**Task directions**
Drop the pictures, then extract the listing word for word.

**Available data**
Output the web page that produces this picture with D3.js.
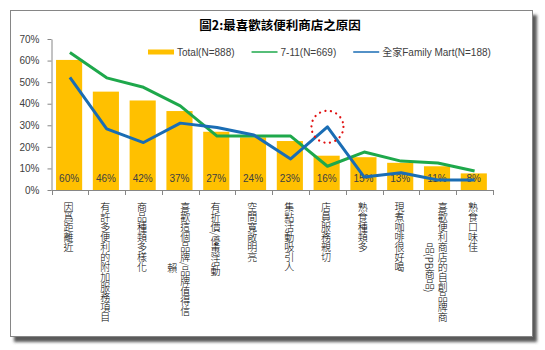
<!DOCTYPE html>
<html><head><meta charset="utf-8">
<script src="https://cdn.jsdelivr.net/npm/d3@7"></script>
<style>
html,body{margin:0;padding:0;background:#fff;}
svg{display:block;}
</style></head>
<body>
<svg id="chart" width="545" height="350"></svg>
<script>
const title = "圖2:最喜歡該便利商店之原因";
const categories = ["因爲距離近","有許多便利的附加服務項目","商品種類多樣化","喜歡這個品牌/品牌值得信賴","有折價/優惠活動","空間寬敞明亮","集點活動吸引人","店員服務親切","熟食種類多","現煮咖啡很好喝","喜歡便利商店的自創品牌商品(PB商品)","熟食口味佳"];
const total  = [60.3, 45.6, 41.5, 36.6, 27.0, 24.4, 22.7, 15.9, 15.2, 12.6, 11.0, 7.7];
const seven  = [63.7, 52.0, 47.6, 39.0, 25.0, 25.0, 25.0, 11.0, 17.6, 13.4, 12.5, 8.8];
const family = [52.2, 28.3, 22.0, 31.0, 29.0, 25.5, 14.4, 29.3, 6.0, 8.0, 4.6, 4.6];
const seriesNames = ["Total(N=888)", "7-11(N=669)", "全家Family Mart(N=188)"];
const yTicks = [0, 10, 20, 30, 40, 50, 60, 70];
const highlightIndex = 7;

const colors = {bar:"#FFC000", seven:"#1EA84B", family:"#1A6DB4", axis:"#868686", text:"#404040"};
const latin = "'Liberation Sans','Noto Sans CJK TC',sans-serif";
const cjk = "'Noto Sans CJK TC','Liberation Sans',sans-serif";

const svg = d3.select("#chart");

// frame with shadow
const defs = svg.append("defs");
const f = defs.append("filter").attr("id","sh").attr("x","-5%").attr("y","-5%").attr("width","115%").attr("height","115%");
f.append("feDropShadow").attr("dx",4).attr("dy",5).attr("stdDeviation",1.4).attr("flood-color","#4a4a4a").attr("flood-opacity",0.9);
svg.append("rect").attr("x",10.5).attr("y",10.5).attr("width",522).attr("height",326)
  .attr("fill","#fff").attr("stroke","#868686").attr("stroke-width",1).attr("filter","url(#sh)");

const x = d3.scaleBand().domain(categories).range([51.5, 493]).padding(0);
const y = d3.scaleLinear().domain([0, 70]).range([190, 39]);
const cx = c => x(c) + x.bandwidth()/2;
const barW = x.bandwidth()*0.71;

// title
svg.append("text").attr("x",280).attr("y",30).attr("text-anchor","middle")
  .attr("font-family",cjk).attr("font-weight","bold").attr("font-size",12.5).attr("fill","#000").text(title);

// bars
svg.append("g").selectAll("rect").data(categories).join("rect")
  .attr("x", c => cx(c) - barW/2 - 0.8).attr("width", barW)
  .attr("y", (c,i) => y(total[i])).attr("height", (c,i) => y(0) - y(total[i]))
  .attr("fill", colors.bar);

// bar labels
svg.append("g").selectAll("text").data(categories).join("text")
  .attr("x", c => cx(c) - 0.8).attr("y", 181.5).attr("text-anchor","middle")
  .attr("font-family",latin).attr("font-size",10).attr("fill",colors.text)
  .text((c,i) => Math.round(total[i]) + "%");

// lines
const line = d3.line().x((d,i) => cx(categories[i])).y(d => y(d));
svg.append("path").datum(seven).attr("d", line).attr("fill","none")
  .attr("stroke", colors.seven).attr("stroke-width", 3).attr("stroke-linejoin","round");
svg.append("path").datum(family).attr("d", line).attr("fill","none")
  .attr("stroke", colors.family).attr("stroke-width", 3).attr("stroke-linejoin","round");

// highlight circle
svg.append("circle").attr("cx", cx(categories[highlightIndex])).attr("cy", y(family[highlightIndex]))
  .attr("r", 16).attr("fill","none").attr("stroke","#E01010").attr("stroke-width",2.2)
  .attr("stroke-linecap","round").attr("stroke-dasharray","0.1 5.5");

// y axis
const yAxis = d3.axisLeft(y).tickValues(yTicks).tickFormat(d => d + "%").tickSize(4).tickPadding(8).tickSizeOuter(0);
const gy = svg.append("g").attr("transform","translate(51.5,0)").call(yAxis);
gy.selectAll("path,line").attr("stroke", colors.axis);
gy.selectAll("text").attr("font-family",latin).attr("font-size",10).attr("fill",colors.text);

// x axis
const gx = svg.append("g");
gx.append("line").attr("x1", x.range()[0]).attr("x2", x.range()[1]).attr("y1", y(0)+0.5).attr("y2", y(0)+0.5).attr("stroke", colors.axis);
const bounds = categories.map(c => x(c)).concat([x.range()[1]]);
gx.selectAll("line.t").data(bounds).join("line").attr("class","t")
  .attr("x1", d => Math.round(d)+0.5).attr("x2", d => Math.round(d)+0.5)
  .attr("y1", y(0)).attr("y2", y(0)+5).attr("stroke", colors.axis);

// vertical category labels
const maxChars = 12, lineH = 13, labelTop = 202;
categories.forEach(c => {
  const chars = Array.from(c);
  const lines = [];
  for (let i = 0; i < chars.length; i += maxChars) lines.push(chars.slice(i, i+maxChars).join(""));
  const n = lines.length;
  const firstLen = Math.min(chars.length, maxChars) * 10;
  lines.forEach((ln, i) => {
    const t = svg.append("text")
      .attr("x", cx(c) - 1.5 + (n-1)*lineH/2 - i*lineH)
      .attr("font-family", cjk).attr("font-size", 10).attr("font-weight", 300).attr("fill","#000")
      .style("writing-mode","vertical-rl").style("text-orientation","mixed")
      .text(ln);
    if (i === 0) t.attr("y", labelTop);
    else t.attr("y", labelTop + firstLen/2 + 6).attr("text-anchor","middle");
  });
});

// legend
let lx = 148;
const ly = 52;
seriesNames.forEach((name, i) => {
  if (i === 0) {
    svg.append("rect").attr("x", lx).attr("y", ly-2.5).attr("width", 26).attr("height", 5).attr("fill", colors.bar);
  } else {
    svg.append("line").attr("x1", lx).attr("x2", lx+26).attr("y1", ly).attr("y2", ly)
      .attr("stroke", i === 1 ? colors.seven : colors.family).attr("stroke-width", 1.5);
  }
  const t = svg.append("text").attr("x", lx + 29).attr("y", ly + 3.5)
    .attr("font-family", latin).attr("font-size", 10).attr("fill", colors.text).text(name);
  lx = lx + 29 + t.node().getComputedTextLength() + 17;
});
</script>
</body></html>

**Full solution**
Output the web page that produces this picture with D3.js.
<!DOCTYPE html>
<html><head><meta charset="utf-8">
<script src="https://cdn.jsdelivr.net/npm/d3@7"></script>
<style>
html,body{margin:0;padding:0;background:#fff;}
svg{display:block;}
</style></head>
<body>
<svg id="chart" width="545" height="350"></svg>
<script>
const title = "圖2:最喜歡該便利商店之原因";
const categories = ["因爲距離近","有許多便利的附加服務項目","商品種類多樣化","喜歡這個品牌/品牌值得信賴","有折價/優惠活動","空間寬敞明亮","集點活動吸引人","店員服務親切","熟食種類多","現煮咖啡很好喝","喜歡便利商店的自創品牌商品(PB商品)","熟食口味佳"];
const total  = [60.3, 45.6, 41.5, 36.6, 27.0, 24.4, 22.7, 15.9, 15.2, 12.6, 11.0, 7.7];
const seven  = [63.7, 52.0, 47.6, 39.0, 25.0, 25.0, 25.0, 11.0, 17.6, 13.4, 12.5, 8.8];
const family = [52.2, 28.3, 22.0, 31.0, 29.0, 25.5, 14.4, 29.3, 6.0, 8.0, 4.6, 4.6];
const seriesNames = ["Total(N=888)", "7-11(N=669)", "全家Family Mart(N=188)"];
const yTicks = [0, 10, 20, 30, 40, 50, 60, 70];
const highlightIndex = 7;

const colors = {bar:"#FFC000", seven:"#1EA84B", family:"#1A6DB4", axis:"#868686", text:"#404040"};
const latin = "'Liberation Sans','Noto Sans CJK TC',sans-serif";
const cjk = "'Noto Sans CJK TC','Liberation Sans',sans-serif";

const svg = d3.select("#chart");

// frame with shadow
const defs = svg.append("defs");
const f = defs.append("filter").attr("id","sh").attr("x","-5%").attr("y","-5%").attr("width","115%").attr("height","115%");
f.append("feDropShadow").attr("dx",4).attr("dy",5).attr("stdDeviation",1.4).attr("flood-color","#4a4a4a").attr("flood-opacity",0.9);
svg.append("rect").attr("x",10.5).attr("y",10.5).attr("width",522).attr("height",326)
  .attr("fill","#fff").attr("stroke","#868686").attr("stroke-width",1).attr("filter","url(#sh)");

const x = d3.scaleBand().domain(categories).range([51.5, 493]).padding(0);
const y = d3.scaleLinear().domain([0, 70]).range([190, 39]);
const cx = c => x(c) + x.bandwidth()/2;
const barW = x.bandwidth()*0.71;

// title
svg.append("text").attr("x",280).attr("y",30).attr("text-anchor","middle")
  .attr("font-family",cjk).attr("font-weight","bold").attr("font-size",12.5).attr("fill","#000").text(title);

// bars
svg.append("g").selectAll("rect").data(categories).join("rect")
  .attr("x", c => cx(c) - barW/2 - 0.8).attr("width", barW)
  .attr("y", (c,i) => y(total[i])).attr("height", (c,i) => y(0) - y(total[i]))
  .attr("fill", colors.bar);

// bar labels
svg.append("g").selectAll("text").data(categories).join("text")
  .attr("x", c => cx(c) - 0.8).attr("y", 181.5).attr("text-anchor","middle")
  .attr("font-family",latin).attr("font-size",10).attr("fill",colors.text)
  .text((c,i) => Math.round(total[i]) + "%");

// lines
const line = d3.line().x((d,i) => cx(categories[i])).y(d => y(d));
svg.append("path").datum(seven).attr("d", line).attr("fill","none")
  .attr("stroke", colors.seven).attr("stroke-width", 3).attr("stroke-linejoin","round");
svg.append("path").datum(family).attr("d", line).attr("fill","none")
  .attr("stroke", colors.family).attr("stroke-width", 3).attr("stroke-linejoin","round");

// highlight circle
svg.append("circle").attr("cx", cx(categories[highlightIndex])).attr("cy", y(family[highlightIndex]))
  .attr("r", 16).attr("fill","none").attr("stroke","#E01010").attr("stroke-width",2.2)
  .attr("stroke-linecap","round").attr("stroke-dasharray","0.1 5.5");

// y axis
const yAxis = d3.axisLeft(y).tickValues(yTicks).tickFormat(d => d + "%").tickSize(4).tickPadding(8).tickSizeOuter(0);
const gy = svg.append("g").attr("transform","translate(51.5,0)").call(yAxis);
gy.selectAll("path,line").attr("stroke", colors.axis);
gy.selectAll("text").attr("font-family",latin).attr("font-size",10).attr("fill",colors.text);

// x axis
const gx = svg.append("g");
gx.append("line").attr("x1", x.range()[0]).attr("x2", x.range()[1]).attr("y1", y(0)+0.5).attr("y2", y(0)+0.5).attr("stroke", colors.axis);
const bounds = categories.map(c => x(c)).concat([x.range()[1]]);
gx.selectAll("line.t").data(bounds).join("line").attr("class","t")
  .attr("x1", d => Math.round(d)+0.5).attr("x2", d => Math.round(d)+0.5)
  .attr("y1", y(0)).attr("y2", y(0)+5).attr("stroke", colors.axis);

// vertical category labels
const maxChars = 12, lineH = 13, labelTop = 202;
categories.forEach(c => {
  const chars = Array.from(c);
  const lines = [];
  for (let i = 0; i < chars.length; i += maxChars) lines.push(chars.slice(i, i+maxChars).join(""));
  const n = lines.length;
  const firstLen = Math.min(chars.length, maxChars) * 10;
  lines.forEach((ln, i) => {
    const t = svg.append("text")
      .attr("x", cx(c) - 1.5 + (n-1)*lineH/2 - i*lineH)
      .attr("font-family", cjk).attr("font-size", 10).attr("font-weight", 300).attr("fill","#000")
      .style("writing-mode","vertical-rl").style("text-orientation","mixed")
      .text(ln);
    if (i === 0) t.attr("y", labelTop);
    else t.attr("y", labelTop + firstLen/2 + 6).attr("text-anchor","middle");
  });
});

// legend
let lx = 148;
const ly = 52;
seriesNames.forEach((name, i) => {
  if (i === 0) {
    svg.append("rect").attr("x", lx).attr("y", ly-2.5).attr("width", 26).attr("height", 5).attr("fill", colors.bar);
  } else {
    svg.append("line").attr("x1", lx).attr("x2", lx+26).attr("y1", ly).attr("y2", ly)
      .attr("stroke", i === 1 ? colors.seven : colors.family).attr("stroke-width", 1.5);
  }
  const t = svg.append("text").attr("x", lx + 29).attr("y", ly + 3.5)
    .attr("font-family", latin).attr("font-size", 10).attr("fill", colors.text).text(name);
  lx = lx + 29 + t.node().getComputedTextLength() + 17;
});
</script>
</body></html>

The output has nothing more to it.